Councillors turn down Brighton nursery’s lease request

A popular children’s nursery has been left looking for a new home – or may even have to close – after councillors turned down a request by the owner for a 25-year lease.

The Gingerbread Nursery, in Saltdean Park, currently has a 15-year lease until 2032 and planning permission for a £362,000 revamp to replace its outdated “terrapin” building.

But a report to members of Brighton and Hove City Council said that, without a longer lease, the owner – Childcare 360 run by Nick Childs – could well be gone by September next year.
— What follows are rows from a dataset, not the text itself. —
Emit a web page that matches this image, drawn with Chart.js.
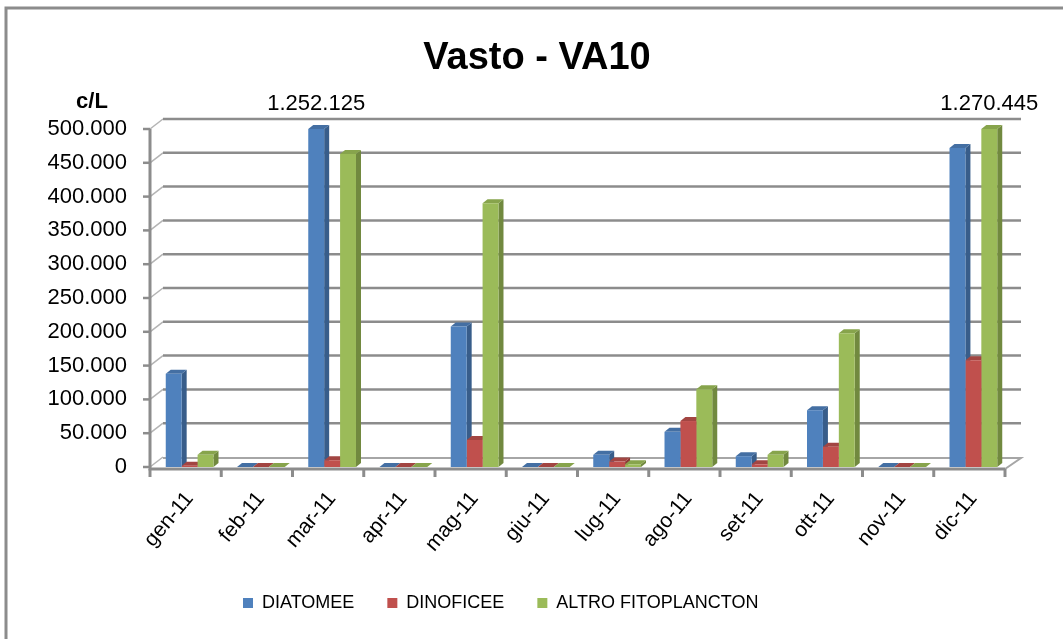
<!DOCTYPE html>
<html>
<head>
<meta charset="utf-8">
<title>Vasto - VA10</title>
<script src="https://cdn.jsdelivr.net/npm/chart.js@4.4.1/dist/chart.umd.min.js"></script>
<style>
  html, body { margin: 0; padding: 0; background: #fff; }
  #wrap { position: relative; width: 1063px; height: 639px; }
</style>
</head>
<body>
<div id="wrap"><canvas id="vastoChart" width="1063" height="639"></canvas></div>
<script>
// Monthly phytoplankton counts (cells per litre), station VA10
const months = ['gen-11', 'feb-11', 'mar-11', 'apr-11', 'mag-11', 'giu-11',
                'lug-11', 'ago-11', 'set-11', 'ott-11', 'nov-11', 'dic-11'];
const diatomee = [138000, 0, 1252125, 0, 208000, 0, 18000, 52000, 16000, 84000, 0, 472000];
const dinoficee = [2000, 0, 10000, 0, 40000, 0, 8000, 68000, 4000, 30000, 0, 158000];
const altroFitoplancton = [18000, 0, 463000, 0, 390000, 0, 4000, 115000, 18000, 198000, 0, 1270445];
const yTickValues = [0, 50000, 100000, 150000, 200000, 250000, 300000, 350000, 400000, 450000, 500000];

const FONT = "'Liberation Sans', Arial, sans-serif";
const GRID = '#8c8c8c';

// 3D look: depth of each bar and offset of the back wall
const BAR_DX = 5, BAR_DY = 4;
const WALL_DX = 13, WALL_DY = 10;

const faceColors = [
  { side: '#385d8a', top: '#446fa3' },
  { side: '#8c3836', top: '#a24542' },
  { side: '#71893f', top: '#87a44c' }
];

// dotted thousands, e.g. 1.252.125
function fmt(v) {
  return String(Math.round(v)).replace(/\B(?=(\d{3})+(?!\d))/g, '.');
}

// frame, walls, floor and gridlines behind the bars
const chartBackdrop = {
  id: 'chartBackdrop',
  beforeDraw(chart) {
    const ctx = chart.ctx;
    const { left, right, top, bottom } = chart.chartArea;
    const y = chart.scales.y;
    const ax = left - 4, ex = right - 4;
    const floorY = bottom + 2;
    ctx.save();
    ctx.fillStyle = '#fff';
    ctx.fillRect(0, 0, chart.width, chart.height);

    ctx.strokeStyle = GRID;
    ctx.lineWidth = 3;
    ctx.beginPath();
    ctx.moveTo(6, chart.height);
    ctx.lineTo(6, 8);
    ctx.lineTo(chart.width, 8);
    ctx.stroke();

    yTickValues.forEach(v => {
      const py = y.getPixelForValue(v);
      ctx.strokeStyle = '#b4b4b4';
      ctx.lineWidth = 1.5;
      ctx.beginPath();
      ctx.moveTo(ax, py);
      ctx.lineTo(ax + WALL_DX, py - WALL_DY);
      ctx.stroke();
      if (v > 0) {
        ctx.strokeStyle = GRID;
        ctx.lineWidth = 2.5;
        ctx.beginPath();
        ctx.moveTo(ax + WALL_DX, py - WALL_DY);
        ctx.lineTo(ex + WALL_DX + 3, py - WALL_DY);
        ctx.stroke();
      }
      ctx.strokeStyle = GRID;
      ctx.lineWidth = 2.5;
      ctx.beginPath();
      ctx.moveTo(ax - 7, py);
      ctx.lineTo(ax, py);
      ctx.stroke();
    });

    // floor
    ctx.strokeStyle = '#a6a6a6';
    ctx.lineWidth = 2;
    ctx.beginPath();
    ctx.moveTo(ax + WALL_DX, floorY - WALL_DY - 1);
    ctx.lineTo(ex + WALL_DX + 3, floorY - WALL_DY - 1);
    ctx.lineTo(ex, floorY);
    ctx.stroke();

    // front axes
    ctx.strokeStyle = GRID;
    ctx.lineWidth = 3;
    ctx.beginPath();
    ctx.moveTo(ax, top);
    ctx.lineTo(ax, floorY);
    ctx.lineTo(ex, floorY);
    ctx.stroke();
    const catW = (right - left) / months.length;
    for (let i = 0; i <= months.length; i++) {
      const tx = ax + i * catW;
      ctx.beginPath();
      ctx.moveTo(tx, floorY);
      ctx.lineTo(tx, floorY + 8);
      ctx.stroke();
    }
    ctx.restore();
  }
};

// side and top faces; drawn first so the next bar's front covers them
const barDepth = {
  id: 'barDepth',
  beforeDatasetsDraw(chart) {
    const ctx = chart.ctx;
    const areaTop = chart.chartArea.top;
    ctx.save();
    chart.data.datasets.forEach((ds, di) => {
      const meta = chart.getDatasetMeta(di);
      meta.data.forEach(bar => {
        const { x, y, width, base } = bar.getProps(['x', 'y', 'width', 'base'], true);
        const l = x - width / 2, r = x + width / 2;
        const t = Math.max(y, areaTop);
        ctx.fillStyle = faceColors[di].side;
        ctx.beginPath();
        ctx.moveTo(r, t);
        ctx.lineTo(r + BAR_DX, t - BAR_DY);
        ctx.lineTo(r + BAR_DX, base - BAR_DY);
        ctx.lineTo(r, base);
        ctx.closePath();
        ctx.fill();
        ctx.fillStyle = faceColors[di].top;
        ctx.beginPath();
        ctx.moveTo(l, t);
        ctx.lineTo(l + BAR_DX, t - BAR_DY);
        ctx.lineTo(r + BAR_DX, t - BAR_DY);
        ctx.lineTo(r, t);
        ctx.closePath();
        ctx.fill();
      });
    });
    ctx.restore();
  }
};

// title, unit label and values of bars running past the top of the axis
const chartTexts = {
  id: 'chartTexts',
  afterDraw(chart) {
    const ctx = chart.ctx;
    const yMax = chart.scales.y.max;
    const top = chart.chartArea.top;
    ctx.save();
    ctx.fillStyle = '#000';
    ctx.textAlign = 'center';
    ctx.textBaseline = 'middle';
    ctx.font = 'bold 38px ' + FONT;
    ctx.fillText('Vasto - VA10', 537, 59);
    ctx.font = 'bold 22px ' + FONT;
    ctx.fillText('c/L', 92, 102);
    ctx.font = '22px ' + FONT;
    chart.data.datasets.forEach((ds, di) => {
      const meta = chart.getDatasetMeta(di);
      ds.data.forEach((v, i) => {
        if (v > yMax) ctx.fillText(fmt(v), meta.data[i].x, top - 25);
      });
    });
    ctx.restore();
  }
};

// place the legend row under the category labels
const legendPlacement = {
  id: 'legendPlacement',
  afterLayout(chart) {
    const lg = chart.legend;
    if (!lg || !lg.lineWidths) return;
    const pad = lg.options.labels.padding;
    const startX = (lg.left + pad + lg.right - lg.lineWidths[0]) / 2;
    const dx = 243 - startX;
    lg.left += dx;
    lg.right += dx;
    const dy = 603 - (lg.top + pad + 9);
    lg.top += dy;
    lg.bottom += dy;
  }
};

const ctx = document.getElementById('vastoChart').getContext('2d');
const vastoChart = new Chart(ctx, {
  type: 'bar',
  data: {
    labels: months,
    datasets: [
      { label: 'DIATOMEE', data: diatomee, backgroundColor: '#4f81bd' },
      { label: 'DINOFICEE', data: dinoficee, backgroundColor: '#c0504d' },
      { label: 'ALTRO FITOPLANCTON', data: altroFitoplancton, backgroundColor: '#9bbb59' }
    ]
  },
  options: {
    responsive: false,
    animation: false,
    devicePixelRatio: 1,
    categoryPercentage: 0.67,
    barPercentage: 1.0,
    datasets: { bar: { clip: 0, borderWidth: 0 } },
    layout: { padding: { top: 129, right: 54, bottom: 17, left: 0 } },
    plugins: {
      title: { display: false },
      tooltip: { enabled: false },
      legend: {
        position: 'bottom',
        labels: {
          boxWidth: 10,
          boxHeight: 10,
          padding: 33,
          color: '#000',
          font: { family: FONT, size: 18 }
        }
      }
    },
    scales: {
      x: {
        grid: { display: false, drawTicks: false },
        border: { display: false },
        ticks: {
          minRotation: 50,
          maxRotation: 50,
          padding: 20,
          color: '#000',
          font: { family: FONT, size: 21 }
        },
        afterFit(scale) { scale.height = 94; }
      },
      y: {
        min: 0,
        max: 500000,
        grid: { display: false, drawTicks: false },
        border: { display: false },
        afterBuildTicks(scale) { scale.ticks = yTickValues.map(v => ({ value: v })); },
        ticks: {
          padding: 27,
          color: '#000',
          font: { family: FONT, size: 22 },
          callback: v => fmt(v)
        },
        afterFit(scale) { scale.width = 154; }
      }
    }
  },
  plugins: [chartBackdrop, barDepth, chartTexts, legendPlacement]
});
</script>
</body>
</html>
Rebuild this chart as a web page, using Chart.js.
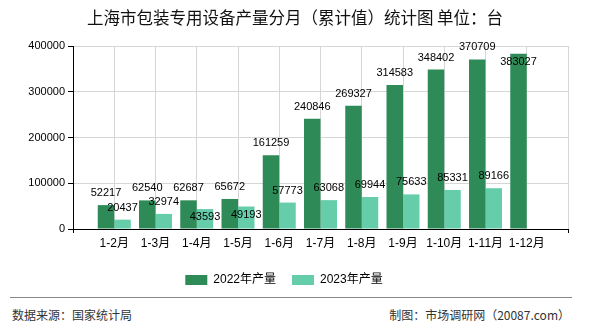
<!DOCTYPE html>
<html lang="zh">
<head>
<meta charset="utf-8">
<title>上海市包装专用设备产量分月（累计值）统计图</title>
<script src="https://cdn.jsdelivr.net/npm/chart.js@4.4.0/dist/chart.umd.min.js"></script>
<style>
  body { margin: 0; background: #fff; font-family: "Noto Sans CJK SC", "Liberation Sans", sans-serif; }
  #wrap { position: relative; width: 590px; height: 330px; overflow: hidden; }
  #title { position: absolute; left: 0; top: 7px; width: 590px; text-align: center; font-size: 16.5px; color: #111; line-height: 20px; }
  #chart { position: absolute; left: 0; top: 0; }
  #rule { position: absolute; left: 10px; top: 297px; width: 562px; height: 0; border-top: 1px solid #888; }
  .foot { position: absolute; top: 306px; font-size: 12px; color: #333; line-height: 18px; }
</style>
</head>
<body>
<div id="wrap">
  <canvas id="chart" width="590" height="300"></canvas>
  <div id="title">上海市包装专用设备产量分月（累计值）统计图 单位：台</div>
  <div id="rule"></div>
  <div class="foot" style="left:12px">数据来源：国家统计局</div>
  <div class="foot" style="right:20px">制图：市场调研网（20087.com）</div>
</div>
<script>
// months, first and last slots are empty on the axis
const months = ['', '1-2月', '1-3月', '1-4月', '1-5月', '1-6月', '1-7月', '1-8月', '1-9月', '1-10月', '1-11月', '1-12月', ''];
const output2022 = [null, 52217, 62540, 62687, 65672, 161259, 240846, 269327, 314583, 348402, 370709, 383027, null];
const output2023 = [null, 20437, 32974, 43593, 49193, 57773, 63068, 69944, 75633, 85331, 89166, null, null];
const yTicks = [0, 100000, 200000, 300000, 400000];

const numFont = '11px "Liberation Sans", sans-serif';

// value labels above the bars; drop below the bar top if it would collide
const barLabels = {
  id: 'barLabels',
  afterDatasetsDraw(chart) {
    const ctx = chart.ctx;
    const area = chart.chartArea;
    const placed = [];
    ctx.save();
    ctx.font = numFont;
    ctx.fillStyle = '#000';
    ctx.textAlign = 'center';
    ctx.textBaseline = 'middle';
    chart.data.datasets.forEach((ds, di) => {
      const meta = chart.getDatasetMeta(di);
      meta.data.forEach((bar, i) => {
        const v = ds.data[i];
        if (v == null) return;
        const txt = String(v);
        const w = ctx.measureText(txt).width;
        let y = bar.y - 12;
        const hit = placed.some(p => Math.abs(p.x - bar.x) < (p.w + w) / 2 && Math.abs(p.y - y) < 12);
        if (hit || y < area.top) y = bar.y + 8;
        placed.push({ x: bar.x, y: y, w: w });
        ctx.fillText(txt, bar.x, y);
      });
    });
    ctx.restore();
  }
};

const ctx = document.getElementById('chart').getContext('2d');
new Chart(ctx, {
  type: 'bar',
  data: {
    labels: months,
    datasets: [
      { label: '2022年产量', data: output2022, backgroundColor: '#2e8b57' },
      { label: '2023年产量', data: output2023, backgroundColor: '#66cdaa' }
    ]
  },
  options: {
    responsive: false,
    animation: false,
    layout: { padding: { top: 46, right: 22, left: 0, bottom: 4 } },
    datasets: { bar: { categoryPercentage: 0.8, barPercentage: 1 } },
    plugins: {
      legend: {
        position: 'bottom',
        labels: {
          boxWidth: 22, boxHeight: 10, padding: 16, color: '#000',
          font: { family: '"Liberation Sans", "Noto Sans CJK SC", sans-serif', size: 12 }
        }
      },
      tooltip: { enabled: false },
      title: { display: false }
    },
    scales: {
      x: {
        offset: false,
        grid: {
          offset: false,
          color: '#d6d6d6',
          tickLength: 4,
          tickColor: c => (c.index === 0 || c.index === months.length - 1) ? '#000' : 'rgba(0,0,0,0)'
        },
        border: { color: '#000' },
        ticks: {
          autoSkip: false, maxRotation: 0, color: '#000', padding: 3,
          font: { family: '"Liberation Sans", "Noto Sans CJK SC", sans-serif', size: 12 }
        },
        afterFit: s => { s.height = 29; }
      },
      y: {
        min: 0, max: 400000,
        afterBuildTicks: s => { s.ticks = yTicks.map(v => ({ value: v })); },
        grid: { color: '#d6d6d6', tickLength: 5, tickColor: '#000' },
        border: { color: '#000' },
        ticks: {
          color: '#000', padding: 3,
          font: { family: '"Liberation Sans", sans-serif', size: 11 },
          callback: v => String(v)
        },
        afterFit: s => { s.width = 73; }
      }
    }
  },
  plugins: [barLabels]
});
</script>
</body>
</html>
The planning application for the revamp and the lease request were met with significant opposition, some of it from the Boomerang Kids Nursery, based in the neighbouring Saltdean Oval Barn.

The decision by council officials to turn down the request for a lease was ratified by the council’s Policy and Resources Committee at a “virtual” meeting today (Thursday 8 October). It followed a legal letter before action from Mr Childs.

Mr Childs told the committee that there was a demand for full-day nursery spaces on both sides of Saltdean – the part in Brighton and Hove and the part in the Lewes district.

He said that there were 30 families on the waiting list for his nursery, adding: “Parents and families are becoming agitated that they can’t obtain childcare in Saltdean and they are feeling let down by all those who are supposed to represent them.

“Further house-building in the area is only going to exacerbate the issue. We can no longer pretend there is not an issue with childcare here.”

He said that there would be no loss of public space and that the nursery – rated good by the official watchdog Oftsed – had been there for 40 years in a derelict building.

His intention was to replace the building rather than refurbish the existing structure – and he added that the new building would be a “gift” to Saltdean.

Cathy Gallagher, from the Saltdean Residents’ Association, asked the council not to grant a 25-year lease on the Gingerbread nursery site.

Mrs Gallagher said that the residents’ association had campaigned to protect Saltdean’s green space since 2014.

Its members were concerned that the Saltdean Oval was “under attack” from commercialisation and “creeping tarmac”.

The Gingerbread nursery to the left of the Saltdean Oval Barn where the Boomerang Kids Nursery is based

Mrs Gallagher said: “The fencing off of valuable flat park play area was never consulted on by Brighton and Hove City Council and, when it appeared, we objected and continued to object.

“We objected to the planning application for a permanent 400 square metre commercial building on what should be open park land.

“There are covenants excluding commercial buildings which have been ignored.”

Independent councillor Bridget Fishleigh, who represents Rottingdean Coastal ward, which includes Saltdean, also said that covenants protected the site although the council’s legal team could find no record of them.

Councillor Fishleigh said that the temporary building currently on the site had been a temporary doctor’s surgery and was “dragged” over to the park by residents in 1987 to act as a youth club.

It had not been intended to last as long as it had, she said, or be replaced by a new building.

Councillor Bridget Fishleigh

She added: “Covid has shown us how much we need our open green spaces.

“Around 13,000 people live in Saltdean and there are hundreds of flats without gardens.

“This park is a busy one. It hosts multiple junior football matches every Saturday and Sunday in season, cricket, bowls and tennis matches in the summer.

“There’s a sports pavilion, a playground, skate park, an outdoor gym and a community garden.”

Councillor Fishleigh said that there were other suitable buildings in the area, such as the vacant Spanish Lady pub, rather than space in the park having to be taken up.

The council’s Policy and Resources Committee had a lengthy debate about commercially sensitive aspects of the matter in private session before voting not to grant the lease.

  1. adrian newnham Reply

    I dont think it is fair to say that the application met with significant opposition. Over 22 letters were received with c2:1 in favour. Of the 67 against, most were based on a pro forma with similar errors copied throughout. Ward cllrs didnt seek public opinion and very quick local polls saw almost all residents who responded, in favour. If local opinion was used as a reason to reject, it was misplaced.